What companies cik number are you looking for: input ticker AAPL
How many years of filings do you want? 2
Are you looking for 10-K, or 10-Q filings? 10-K


# Set the dates you are grabbing files for

In [4]:
todays_date = date.today()
till_date = todays_date - relativedelta(years=search_through_files_years_back)
todays_date = str(todays_date).replace('-','/')
till_date = str(till_date).replace('-','/')

# Send the SEC a Request for all their company tickers and CIK numbers

In [5]:
# below is the url where all the sec tickers are found
url_of_tickers = "https://www.sec.gov/files/company_tickers.json"

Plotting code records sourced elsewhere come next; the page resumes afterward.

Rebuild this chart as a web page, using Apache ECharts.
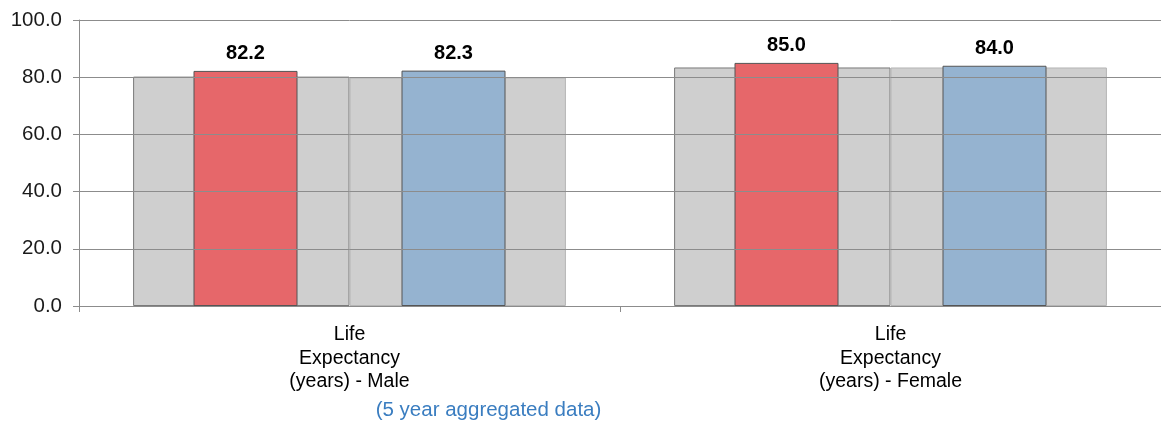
<!DOCTYPE html>
<html><head><meta charset="utf-8">
<script src="https://cdn.jsdelivr.net/npm/echarts@6/dist/echarts.min.js"></script>
<style>html,body{margin:0;padding:0;background:#fff}#c{width:1161px;height:425px}</style>
</head><body><div id="c"></div>
<script>
const categories = ['Life\nExpectancy\n(years) - Male', 'Life\nExpectancy\n(years) - Female'];
const comparatorA = [80.2, 83.4];
const comparatorB = [79.9, 83.4];
const localValues = [82.2, 85.0];
const regionValues = [82.3, 84.0];
const yTicks = { min: 0, max: 100, interval: 20 };
const subtitle = '(5 year aggregated data)';

const chart = echarts.init(document.getElementById('c'), null, { renderer: 'canvas' });
const FONT = '"Liberation Sans", Arial, sans-serif';
chart.setOption({
  animation: false,
  textStyle: { fontFamily: FONT },
  grid: { left: 79, right: -4, top: 20, bottom: 119 },
  title: {
    text: subtitle, left: 483.5, top: 395, textAlign: 'center',
    textStyle: { color: '#3a7dc0', fontSize: 20.5, fontWeight: 'normal', fontFamily: FONT }
  },
  xAxis: [
    {
      type: 'category', data: categories,
      axisLine: { lineStyle: { color: '#8c8c8c' } },
      axisTick: { show: true, length: 6, lineStyle: { color: '#8c8c8c' } },
      axisLabel: { color: '#000', fontSize: 19.5, lineHeight: 23.5, margin: 17, fontFamily: FONT }
    },
    { type: 'category', data: categories, show: false }
  ],
  yAxis: {
    type: 'value', min: yTicks.min, max: yTicks.max, interval: yTicks.interval, z: 5,
    axisLine: { show: true, lineStyle: { color: '#8c8c8c' } },
    axisTick: { show: true, length: 6, lineStyle: { color: '#8c8c8c' } },
    axisLabel: { color: '#1a1a1a', fontSize: 20.5, margin: 17, fontFamily: FONT, formatter: v => v.toFixed(1) },
    splitLine: { lineStyle: { color: '#8c8c8c', width: 1 } }
  },
  series: [
    { type: 'bar', xAxisIndex: 0, data: comparatorA, barGap: '0%', barCategoryGap: '20%', z: 1,
      itemStyle: { color: '#cfcfcf', borderColor: '#7a7a7a', borderWidth: 1 } },
    { type: 'bar', xAxisIndex: 0, data: comparatorB, z: 1,
      itemStyle: { color: '#cfcfcf', borderColor: '#b5b5b5', borderWidth: 1 } },
    { type: 'bar', xAxisIndex: 1, data: localValues, barWidth: 104, barGap: '100%', z: 3,
      itemStyle: { color: '#e6676a', borderColor: '#555', borderWidth: 1 },
      label: { show: true, position: 'top', distance: 7, color: '#000', fontSize: 20, fontWeight: 'bold', fontFamily: FONT, formatter: p => p.value.toFixed(1) } },
    { type: 'bar', xAxisIndex: 1, data: regionValues, barWidth: 104, z: 3,
      itemStyle: { color: '#95b3d0', borderColor: '#555', borderWidth: 1 },
      label: { show: true, position: 'top', distance: 7, color: '#000', fontSize: 20, fontWeight: 'bold', fontFamily: FONT, formatter: p => p.value.toFixed(1) } }
  ]
});
</script></body></html>
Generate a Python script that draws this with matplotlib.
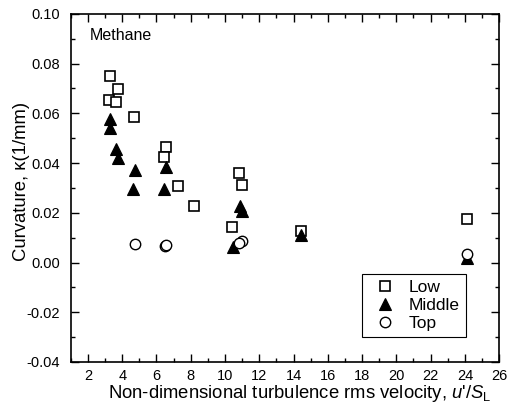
import matplotlib
matplotlib.use("Agg")
import matplotlib.pyplot as plt

plt.rcParams['font.family'] = ['Liberation Sans', 'DejaVu Sans']
plt.rcParams['mathtext.fontset'] = 'custom'
plt.rcParams['mathtext.rm'] = 'Liberation Sans'
plt.rcParams['mathtext.it'] = 'Liberation Sans:italic'

low_x = [3.31, 3.73, 3.25, 3.66, 4.67, 6.56, 6.43, 7.24, 8.17, 10.80, 11.00, 10.38, 14.41, 24.14]
low_y = [0.0752, 0.0697, 0.0653, 0.0646, 0.0586, 0.0464, 0.0426, 0.0308, 0.0226, 0.0359, 0.0312, 0.0141, 0.0128, 0.0174]

mid_x = [3.31, 3.27, 3.66, 3.73, 4.73, 6.56, 4.63, 6.44, 10.86, 11.02, 10.46, 14.41, 24.14]
mid_y = [0.0576, 0.0540, 0.0456, 0.0420, 0.0373, 0.0386, 0.0294, 0.0297, 0.0228, 0.0208, 0.0064, 0.0111, 0.0017]

top_x = [4.73, 6.48, 6.58, 11.00, 10.84, 24.14]
top_y = [0.0075, 0.0068, 0.0070, 0.0086, 0.0078, 0.0036]

series_labels = ['Low', 'Middle', 'Top']

fig = plt.figure(figsize=(5.13, 4.09), dpi=100)
ax = fig.add_axes([0.138, 0.115, 0.835, 0.851])

ax.plot(low_x, low_y, linestyle='none', marker='s', markersize=6.5,
        markerfacecolor='white', markeredgecolor='black', markeredgewidth=1.2,
        label=series_labels[0])
ax.plot(mid_x, mid_y, linestyle='none', marker='^', markersize=8.5,
        markerfacecolor='black', markeredgecolor='black', markeredgewidth=0.8,
        label=series_labels[1])
ax.plot(top_x, top_y, linestyle='none', marker='o', markersize=7.5,
        markerfacecolor='white', markeredgecolor='black', markeredgewidth=1.0,
        label=series_labels[2])

ax.set_xlim(1, 26)
ax.set_ylim(-0.04, 0.10)
ax.set_xticks(range(2, 27, 2))
ax.set_xticks(range(1, 27, 2), minor=True)
ax.set_yticks([-0.04, -0.02, 0.00, 0.02, 0.04, 0.06, 0.08, 0.10])
ax.set_yticks([-0.03, -0.01, 0.01, 0.03, 0.05, 0.07, 0.09], minor=True)
ax.set_yticklabels(['-0.04', '-0.02', '0.00', '0.02', '0.04', '0.06', '0.08', '0.10'])

ax.tick_params(which='both', direction='in', top=True, right=True, width=1.0)
ax.tick_params(which='major', length=6, labelsize=10.5)
ax.tick_params(axis='y', which='major', pad=8)
ax.tick_params(axis='x', which='major', pad=5)
ax.tick_params(which='minor', length=3)
for s in ax.spines.values():
    s.set_linewidth(1.2)

ax.set_xlabel("Non-dimensional turbulence rms velocity, $u$'/$S_\\mathrm{L}$", fontsize=13.3, labelpad=0)
ax.set_ylabel("Curvature, κ(1/mm)", fontsize=13.3, labelpad=-3)
ax.xaxis.label.set_x(0.535)
ax.yaxis.label.set_y(0.52)

ax.text(0.044, 0.937, 'Methane', transform=ax.transAxes, fontsize=11.5, va='center', ha='left')

leg = ax.legend(loc='lower right', bbox_to_anchor=(0.923, 0.072), fancybox=False,
                edgecolor='black', framealpha=1, fontsize=12.5, handletextpad=0.45,
                borderpad=0.35, labelspacing=0.15, handlelength=1.9, borderaxespad=0)
leg.get_frame().set_linewidth(0.8)

fig.savefig('out.png', dpi=100)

# send SEC the page request
page = requests.get(url_of_tickers, headers = headers)
json_ticker_dictionary = page.json()

# Put the Data into a pandas DataFrame

In [6]:
# create a DataFrame with your ticker dictionary
df = pd.DataFrame(json_ticker_dictionary)

# transpose the data frame so it is easier to view
df = df.transpose()

# set the index to the ticker column that way it's easy to search for
# and return the cik number
df.set_index(keys = 'ticker', inplace = True)

# search for the ticker and store the cik in a var
cik_num = str(df.loc[search_for_ticker, 'cik_str'])

# Send the SEC a Request to get data on all the company filings

In [7]:
# creating a temporary string because the SEC has the company files.json down
url_of_company_filings = f"https://www.sec.gov/Archives/edgar/data/320193/index.json"

# I don't know why i set this request up different but it works
page = requests.get(url_of_company_filings, headers = headers).text
accession_number = json.loads(page)

# Create a DataFrame with all the company filings

In [8]:
# put the dictionary of 'items' aka the filings into a DataFrame
df = pd.DataFrame(accession_number['directory']['item'])

# create a column with of the url of every indiviudal filing folder 
df["Url"] = f"https://www.sec.gov/Archives/edgar/data/{cik_num}/" + df["name"] + "/index.json"

# create a temp url
base_url = f"https://www.sec.gov/Archives/edgar/data/{cik_num}/"
#df['Url'] = "https://www.sec.gov/Archives/edgar/data/320193/" + df['name'] + '/index.json'

# eleminate columns that aren't needed. This is an unnecessary step
df.drop(["type","size"], axis= "columns", inplace= True)

# rename the last-modified column to date
df.rename(columns={"last-modified":"Date", "name":"Accession #"}, inplace=True)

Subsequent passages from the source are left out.